Four days after the deadly ambush of Dallas police officers, parts of downtown Dallas are still closed, specifically the area around El Centro College.

Roughly a five-block-by-five-block square in downtown remains closed because of the on-going criminal investigation.

Lori Ann Bodino, an administrator with the Dallas County District Courts, said the downtown traffic situation Monday morning created some headaches for trials at the George Allen Courts Building.

Some judges were 45 minutes to an hour late getting to court and scores of jurors were also late in checking in.

Street closures Tuesday are expected to double or even triple in size, according to county sources briefed by Homeland Security agents, due to President Barack Obama's visit for Tuesday's memorial service at the Meyerson Symphony Center. Officials are not talking about any temporary street closures for the president's visit, citing security concerns.

Because of the expanded street closure map, all jury duty at the George Allen building is canceled for Tuesday. That impacts 400 people who received a jury summons.
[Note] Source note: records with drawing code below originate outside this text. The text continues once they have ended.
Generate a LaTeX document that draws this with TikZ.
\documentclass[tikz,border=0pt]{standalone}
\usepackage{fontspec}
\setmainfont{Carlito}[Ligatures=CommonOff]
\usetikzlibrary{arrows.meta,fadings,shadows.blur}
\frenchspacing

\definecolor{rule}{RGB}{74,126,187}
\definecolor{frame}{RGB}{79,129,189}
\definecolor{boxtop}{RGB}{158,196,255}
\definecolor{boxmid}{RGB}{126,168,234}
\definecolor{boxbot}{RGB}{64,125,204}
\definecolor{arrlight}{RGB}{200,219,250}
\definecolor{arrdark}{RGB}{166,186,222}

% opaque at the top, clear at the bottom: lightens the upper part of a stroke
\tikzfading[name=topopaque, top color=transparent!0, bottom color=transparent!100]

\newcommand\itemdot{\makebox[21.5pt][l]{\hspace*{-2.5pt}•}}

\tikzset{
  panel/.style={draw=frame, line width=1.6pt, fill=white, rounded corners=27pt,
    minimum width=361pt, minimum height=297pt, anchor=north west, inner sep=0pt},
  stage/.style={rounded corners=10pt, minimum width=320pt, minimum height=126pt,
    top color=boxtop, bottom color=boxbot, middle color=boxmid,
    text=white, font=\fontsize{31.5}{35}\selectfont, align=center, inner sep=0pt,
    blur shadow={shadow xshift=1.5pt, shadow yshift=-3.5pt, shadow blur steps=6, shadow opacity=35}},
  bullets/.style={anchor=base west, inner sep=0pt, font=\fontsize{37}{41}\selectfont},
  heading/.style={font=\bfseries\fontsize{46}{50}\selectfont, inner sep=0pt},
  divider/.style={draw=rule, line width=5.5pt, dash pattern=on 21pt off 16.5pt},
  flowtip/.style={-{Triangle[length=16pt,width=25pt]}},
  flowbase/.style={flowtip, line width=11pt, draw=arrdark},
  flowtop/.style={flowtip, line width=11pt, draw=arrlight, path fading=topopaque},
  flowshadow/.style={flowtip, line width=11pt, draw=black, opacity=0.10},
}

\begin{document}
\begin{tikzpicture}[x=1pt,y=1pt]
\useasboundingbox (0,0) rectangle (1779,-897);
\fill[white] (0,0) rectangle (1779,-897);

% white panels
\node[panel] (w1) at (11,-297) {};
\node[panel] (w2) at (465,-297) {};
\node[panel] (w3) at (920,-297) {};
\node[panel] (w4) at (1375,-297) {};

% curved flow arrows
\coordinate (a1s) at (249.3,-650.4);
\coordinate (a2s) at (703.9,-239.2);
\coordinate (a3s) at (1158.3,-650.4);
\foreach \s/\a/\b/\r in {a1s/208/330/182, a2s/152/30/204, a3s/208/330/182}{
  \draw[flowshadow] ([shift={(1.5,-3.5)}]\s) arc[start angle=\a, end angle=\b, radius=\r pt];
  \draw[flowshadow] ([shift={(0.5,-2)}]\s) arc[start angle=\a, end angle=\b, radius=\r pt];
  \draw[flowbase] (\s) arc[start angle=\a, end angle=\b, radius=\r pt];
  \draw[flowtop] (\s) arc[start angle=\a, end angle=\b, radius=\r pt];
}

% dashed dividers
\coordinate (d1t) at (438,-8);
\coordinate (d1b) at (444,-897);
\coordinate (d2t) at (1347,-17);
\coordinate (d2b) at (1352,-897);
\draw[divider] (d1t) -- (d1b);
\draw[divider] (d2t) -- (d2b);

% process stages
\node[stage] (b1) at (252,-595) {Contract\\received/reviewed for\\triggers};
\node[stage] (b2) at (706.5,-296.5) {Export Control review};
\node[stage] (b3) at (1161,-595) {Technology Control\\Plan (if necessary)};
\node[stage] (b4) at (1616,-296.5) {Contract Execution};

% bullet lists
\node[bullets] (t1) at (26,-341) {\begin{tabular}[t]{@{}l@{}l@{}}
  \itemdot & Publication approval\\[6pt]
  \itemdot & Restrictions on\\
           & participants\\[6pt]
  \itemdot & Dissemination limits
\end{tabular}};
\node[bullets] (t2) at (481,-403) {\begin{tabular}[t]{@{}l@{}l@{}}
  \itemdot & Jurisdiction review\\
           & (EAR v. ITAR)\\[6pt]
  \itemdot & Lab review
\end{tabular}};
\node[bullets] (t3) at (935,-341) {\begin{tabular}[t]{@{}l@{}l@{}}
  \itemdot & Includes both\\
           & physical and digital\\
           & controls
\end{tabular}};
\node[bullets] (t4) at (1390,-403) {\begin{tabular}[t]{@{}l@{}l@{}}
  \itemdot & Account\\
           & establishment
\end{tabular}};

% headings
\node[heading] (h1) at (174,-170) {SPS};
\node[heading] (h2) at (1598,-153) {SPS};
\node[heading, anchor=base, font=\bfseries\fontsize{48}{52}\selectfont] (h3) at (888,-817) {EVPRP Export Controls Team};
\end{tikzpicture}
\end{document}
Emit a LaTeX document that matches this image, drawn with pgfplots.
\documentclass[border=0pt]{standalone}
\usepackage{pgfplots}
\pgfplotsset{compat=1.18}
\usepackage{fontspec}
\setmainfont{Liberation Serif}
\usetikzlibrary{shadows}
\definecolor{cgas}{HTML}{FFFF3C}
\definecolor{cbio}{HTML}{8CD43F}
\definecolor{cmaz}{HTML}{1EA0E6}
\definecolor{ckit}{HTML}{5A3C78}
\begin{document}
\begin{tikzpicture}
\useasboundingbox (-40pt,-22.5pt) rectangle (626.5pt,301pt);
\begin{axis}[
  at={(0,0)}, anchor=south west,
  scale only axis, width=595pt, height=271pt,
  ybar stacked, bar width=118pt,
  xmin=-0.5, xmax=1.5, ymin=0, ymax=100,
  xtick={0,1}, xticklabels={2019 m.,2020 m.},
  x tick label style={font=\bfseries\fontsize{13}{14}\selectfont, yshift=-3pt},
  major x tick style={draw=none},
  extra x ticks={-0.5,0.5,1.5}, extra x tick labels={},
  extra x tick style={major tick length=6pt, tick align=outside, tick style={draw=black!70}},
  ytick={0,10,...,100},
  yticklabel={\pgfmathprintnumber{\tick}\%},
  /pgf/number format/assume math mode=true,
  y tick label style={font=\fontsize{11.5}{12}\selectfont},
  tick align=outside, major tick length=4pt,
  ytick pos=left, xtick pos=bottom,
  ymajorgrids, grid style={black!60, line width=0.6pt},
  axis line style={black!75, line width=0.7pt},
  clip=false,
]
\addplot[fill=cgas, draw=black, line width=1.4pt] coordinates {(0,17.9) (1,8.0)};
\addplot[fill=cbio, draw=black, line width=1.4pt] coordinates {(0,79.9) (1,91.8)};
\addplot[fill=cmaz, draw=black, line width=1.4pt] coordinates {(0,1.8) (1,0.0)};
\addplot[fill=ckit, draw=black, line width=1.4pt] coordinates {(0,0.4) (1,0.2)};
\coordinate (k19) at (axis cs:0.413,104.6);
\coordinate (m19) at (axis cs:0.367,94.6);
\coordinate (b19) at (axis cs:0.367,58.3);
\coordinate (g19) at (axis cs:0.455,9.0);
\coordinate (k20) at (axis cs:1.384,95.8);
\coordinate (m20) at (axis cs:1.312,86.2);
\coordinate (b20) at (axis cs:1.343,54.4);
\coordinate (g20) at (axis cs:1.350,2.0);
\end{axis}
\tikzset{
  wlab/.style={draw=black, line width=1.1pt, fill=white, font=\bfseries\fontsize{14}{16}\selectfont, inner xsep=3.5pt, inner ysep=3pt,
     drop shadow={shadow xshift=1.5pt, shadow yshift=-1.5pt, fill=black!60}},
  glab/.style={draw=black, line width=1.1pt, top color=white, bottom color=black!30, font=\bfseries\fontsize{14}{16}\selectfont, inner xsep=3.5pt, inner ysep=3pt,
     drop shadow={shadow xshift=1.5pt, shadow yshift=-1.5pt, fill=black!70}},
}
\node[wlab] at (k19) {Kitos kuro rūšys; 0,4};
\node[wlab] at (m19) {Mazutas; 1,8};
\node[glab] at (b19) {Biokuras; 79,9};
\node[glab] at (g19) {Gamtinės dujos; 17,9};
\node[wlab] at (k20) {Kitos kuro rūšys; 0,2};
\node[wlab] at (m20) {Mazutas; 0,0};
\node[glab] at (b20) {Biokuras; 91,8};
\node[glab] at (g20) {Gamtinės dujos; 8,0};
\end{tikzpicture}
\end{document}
Dallas' tallest building, the 72-story Bank of America building, was closed Monday, but may open Tuesday.

Vehicles in the Texas Club parking garage will have to stay for several more days, officials said Monday evening, and El Centro College remains closed through July 17.

Some downtown streets will reopen by 5 a.m. Tuesday as the crime scene gets smaller, but parts of Main Street and Austin Street remain closed.

The West End DART station will reopen at 5 a.m.

Many people, perhaps tourists or visitors, appeared confused by the barricades, and attempted to walk through the cones and between police cruisers.

All Monday afternoon, Dallas police officers protecting the crime scene had to direct traffic and deal with office workers and visitors trying to navigate around.

For the thousands of downtown Dallas workers who did return to their offices Monday, it was a sad and emotional sight to see federal agents canvassing the streets outside.

"It's freaky still, to know that it happened, that it happened, right there," said Katy Vallo, a legal assistant who works downtown.

She also noticed a lot of "gawkers" taking photos and watching the crime scene investigation unfold before their eyes.

"There's more people than there usually is down here. I don't know what they're all doing outside my building," Vallo said.

Police said it's been a difficult day, but they're dedicated to doing their jobs.

"I think we're all still hurting. But again, we're police officers. We're going to continue to go out and serve the citizens," said Dallas Police Association President Ron Pinkston.

Pinkston knew some of the fallen Dallas officers personally, and has spoken with their families many times since the ambush.

"We’re going to continue to go out and serve the citizens. We’re going to protect them. We’re going to do what these five officers were doing," he said. "We’re going to follow in their footsteps and serve the public admirably."

Police said they're not rushing anything, which is why they won't give a precise timeline at this point for when the crime scene will clear.

It's frustrating for some, but also understandable.

"It's a bit frustrating, sure," said Alaina Clark, who also works downtown. "But I would rather that they take as much time as they need and make sure that it's safe again for all of us."

County officials said it may be another "day or two" before all downtown streets are back open.